Japan's Rental Friend Industry: How People Earn $80K/Year Being Someone's Friend

O

Oscar Garcia

AI-assisted

Founder of Roavi

In Japan, you can rent a friend.

Not a tour guide. Not an escort. A friend. Someone to grab dinner with, attend a wedding, walk through a museum, or just sit across a table from you while you talk about your day. The going rate is ¥5,000–10,000 per hour — about $35 to $70. Top rental friends in Tokyo earn $80,000 a year doing it.

It sounds strange. The first time most Westerners hear about it, they laugh, then they get uncomfortable, then they ask the obvious question: who actually pays for this?

The answer turns out to be a lot of people. And once you understand why, the whole concept stops looking strange — and starts looking like the future of travel.

Section 1: How Japan's Rental Friend Industry Works

Japan's rental companion industry has been quietly growing for over two decades. The biggest players are companies like Client Partners, founded in 2009 in Osaka, and Family Romance, the Tokyo-based agency that became internationally famous after a 2018 New Yorker profile of its founder Ishii Yuichi.

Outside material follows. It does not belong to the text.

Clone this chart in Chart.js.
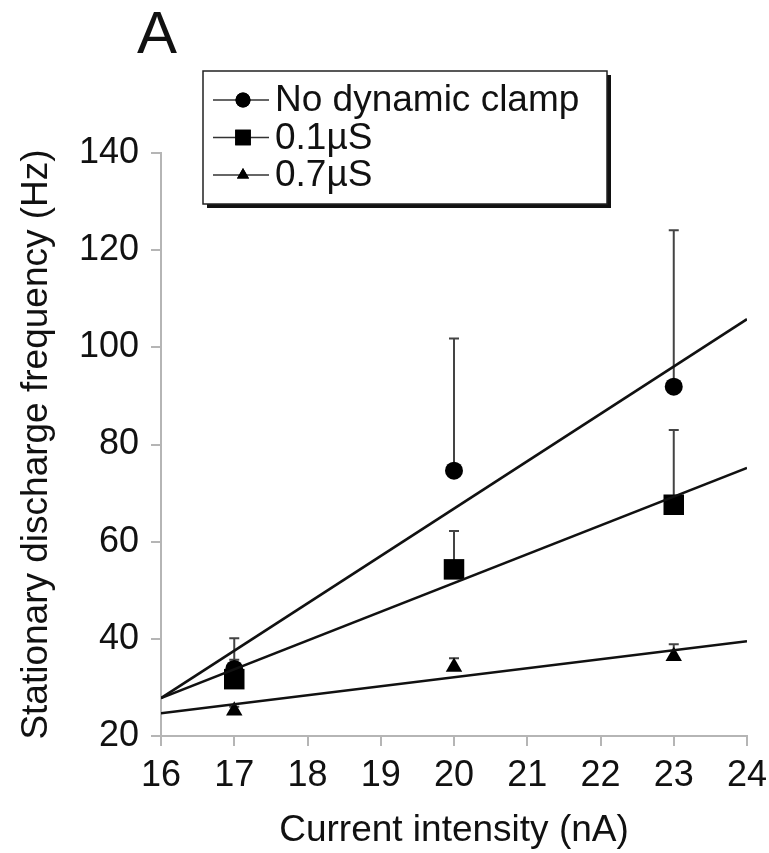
<!DOCTYPE html>
<html>
<head>
<meta charset="utf-8">
<script src="https://cdn.jsdelivr.net/npm/chart.js@4"></script>
<style>
  body { margin: 0; background: #fff; }
  #wrap { width: 769px; height: 853px; position: relative; }
</style>
</head>
<body>
<div id="wrap"><canvas id="myChart"></canvas></div>
<script>
// Data
const currents = [17, 20, 23];
const noClamp = [33.8, 74.6, 91.9];
const noClampSd = [6.3, 27.2, 32.2];
const clamp01 = [31.7, 54.3, 67.6];
const clamp01Sd = [4, 7.9, 15.4];
const clamp07 = [25.2, 34.2, 36.4];
const clamp07Sd = [0.8, 1.8, 2.5];

// Regression lines (end points at x = 16 and x = 24)
const fitX = [16, 24];
const noClampFit = [27.8, 105.8];
const clamp01Fit = [27.8, 75.2];
const clamp07Fit = [24.7, 39.5];

const xTicks = [16, 17, 18, 19, 20, 21, 22, 23, 24];
const yTicks = [20, 40, 60, 80, 100, 120, 140];

const seriesNames = ["No dynamic clamp", "0.1\u00b5S", "0.7\u00b5S"];
const seriesStyles = ["circle", "rect", "triangle"];

Chart.defaults.font.family = "'Liberation Sans', Arial, sans-serif";
Chart.defaults.color = "#111";

function pts(xs, ys) {
  return xs.map((x, i) => ({ x: x, y: ys[i] }));
}

// error bars (upper only)
const errorBars = {
  id: "errorBars",
  beforeDatasetsDraw(chart) {
    const ctx = chart.ctx;
    const xs = chart.scales.x;
    const ys = chart.scales.y;
    const sets = [
      [noClamp, noClampSd],
      [clamp01, clamp01Sd],
      [clamp07, clamp07Sd],
    ];
    ctx.save();
    ctx.strokeStyle = "#444";
    ctx.lineWidth = 2;
    sets.forEach(function (s) {
      currents.forEach(function (c, i) {
        const px = xs.getPixelForValue(c);
        const y0 = ys.getPixelForValue(s[0][i]);
        const y1 = ys.getPixelForValue(s[0][i] + s[1][i]);
        ctx.beginPath();
        ctx.moveTo(px, y0);
        ctx.lineTo(px, y1);
        ctx.moveTo(px - 5, y1);
        ctx.lineTo(px + 5, y1);
        ctx.stroke();
      });
    });
    ctx.restore();
  },
};

// boxed legend + panel letter
const boxLegend = {
  id: "boxLegend",
  afterDraw(chart) {
    const ctx = chart.ctx;
    const a = chart.chartArea;
    const left = a.left + 42;
    const top = a.top - 82;
    const w = 404;
    const h = 133;
    ctx.save();
    // shadow
    ctx.fillStyle = "#111";
    ctx.fillRect(left + 4, top + 4, w, h);
    ctx.fillStyle = "#fff";
    ctx.fillRect(left, top, w, h);
    ctx.strokeStyle = "#222";
    ctx.lineWidth = 1.5;
    ctx.strokeRect(left, top, w, h);

    ctx.font = "37px 'Liberation Sans', Arial, sans-serif";
    ctx.textBaseline = "middle";
    seriesNames.forEach(function (name, i) {
      const cy = top + 29 + i * 37.5;
      ctx.strokeStyle = "#333";
      ctx.lineWidth = 1.5;
      ctx.beginPath();
      ctx.moveTo(left + 10, cy);
      ctx.lineTo(left + 66, cy);
      ctx.stroke();
      ctx.fillStyle = "#000";
      const r = seriesStyles[i] === "rect" ? 11 : seriesStyles[i] === "triangle" ? 7 : 7.5;
      Chart.helpers.drawPoint(ctx, { pointStyle: seriesStyles[i], radius: r, borderWidth: 0 }, left + 40, cy);
      ctx.fill();
      ctx.fillStyle = "#111";
      ctx.fillText(name, left + 72, cy + 1);
    });

    ctx.font = "60px 'Liberation Sans', Arial, sans-serif";
    ctx.textAlign = "center";
    ctx.textBaseline = "alphabetic";
    ctx.fillStyle = "#111";
    ctx.fillText("A", a.left - 4, 53);
    ctx.restore();
  },
};

const lineStyle = {
  showLine: true,
  borderColor: "#111",
  borderWidth: 2.5,
  pointRadius: 0,
  fill: false,
};

const ctx = document.getElementById("myChart").getContext("2d");

const myChart = new Chart(ctx, {
  type: "scatter",
  data: {
    datasets: [
      Object.assign({ label: "fit0", data: pts(fitX, noClampFit) }, lineStyle),
      Object.assign({ label: "fit1", data: pts(fitX, clamp01Fit) }, lineStyle),
      Object.assign({ label: "fit2", data: pts(fitX, clamp07Fit) }, lineStyle),
      {
        label: seriesNames[0],
        data: pts(currents, noClamp),
        pointStyle: "circle",
        pointRadius: 9,
        backgroundColor: "#000",
        borderWidth: 0,
      },
      {
        label: seriesNames[1],
        data: pts(currents, clamp01),
        pointStyle: "rect",
        pointRadius: 14.5,
        backgroundColor: "#000",
        borderWidth: 0,
      },
      {
        label: seriesNames[2],
        data: pts(currents, clamp07),
        pointStyle: "triangle",
        pointRadius: 9.5,
        backgroundColor: "#000",
        borderWidth: 0,
      },
    ],
  },
  options: {
    responsive: true,
    maintainAspectRatio: false,
    animation: false,
    layout: { padding: { top: 153, right: 22, left: 0, bottom: 0 } },
    plugins: {
      legend: { display: false },
      tooltip: { enabled: false },
    },
    scales: {
      x: {
        type: "linear",
        min: 16,
        max: 24,
        afterBuildTicks: (s) => { s.ticks = xTicks.map((v) => ({ value: v })); },
        afterFit: (s) => {
          s.height = 117;
          s.paddingLeft = 0;
          s.paddingRight = 0;
        },
        ticks: { font: { size: 36 }, padding: 8, color: "#111" },
        grid: { drawOnChartArea: false, color: "#b5b5b5", lineWidth: 2, tickLength: 10 },
        border: { color: "#b5b5b5", width: 2 },
        title: {
          display: true,
          text: "Current intensity (nA)",
          font: { size: 37 },
          color: "#111",
          padding: { top: 0, bottom: 0 },
        },
      },
      y: {
        type: "linear",
        min: 20,
        max: 140,
        afterBuildTicks: (s) => { s.ticks = yTicks.map((v) => ({ value: v })); },
        afterFit: (s) => {
          s.width = 161;
          s.paddingTop = 0;
          s.paddingBottom = 0;
        },
        ticks: { font: { size: 36 }, padding: 12, color: "#111" },
        grid: { drawOnChartArea: false, color: "#b5b5b5", lineWidth: 2, tickLength: 10 },
        border: { color: "#b5b5b5", width: 2 },
        title: {
          display: true,
          text: "Stationary discharge frequency (Hz)",
          font: { size: 37 },
          color: "#111",
          padding: { top: 15, bottom: 0 },
        },
      },
    },
  },
  plugins: [errorBars, boxLegend],
});
</script>
</body>
</html>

The model is simple. You contact the agency, describe what you need, and they match you with a "cast member" — a vetted, trained companion who shows up to play a specific role in your life for a few hours.

Typical Rates

  • ¥5,000–10,000 per hour ($35–$70)
  • Half-day sessions: ¥20,000–40,000 ($140–$280)
  • Full-day or overnight engagements: significantly more
  • Special roles (wedding guest, fake family member, "stand-in spouse"): premium pricing

What People Actually Rent Friends For

  • Weddings. Japanese weddings are formal and guest-count matters. Renting friends to fill out your side of the aisle is common enough that agencies have specific "wedding guest" packages with rehearsals and backstories.
  • Family events. Funerals, school ceremonies, parent-teacher meetings. Single mothers sometimes rent a "father" so their child has someone to introduce on family day.
  • Travel companionship. Visiting a hot spring town, going to a theme park, sightseeing in Kyoto — things that feel sad to do alone.
  • Meals. A surprising amount of business is just eating dinner with someone. Japan's solo-eating culture is well-developed, but plenty of people would rather not.
  • Just talking. No agenda. A few hours in a café with someone who listens.

Why the Demand Exists

Japan is in the middle of what its own government calls a loneliness epidemic. The Cabinet Office appointed a Minister of Loneliness in 2021. Roughly 15% of Japanese men in their 50s say they have no one they can rely on. Single-person households are now the most common household type in the country. Kodokushi — the Japanese word for "lonely death," dying alone and not being found for weeks — is a recognized social phenomenon.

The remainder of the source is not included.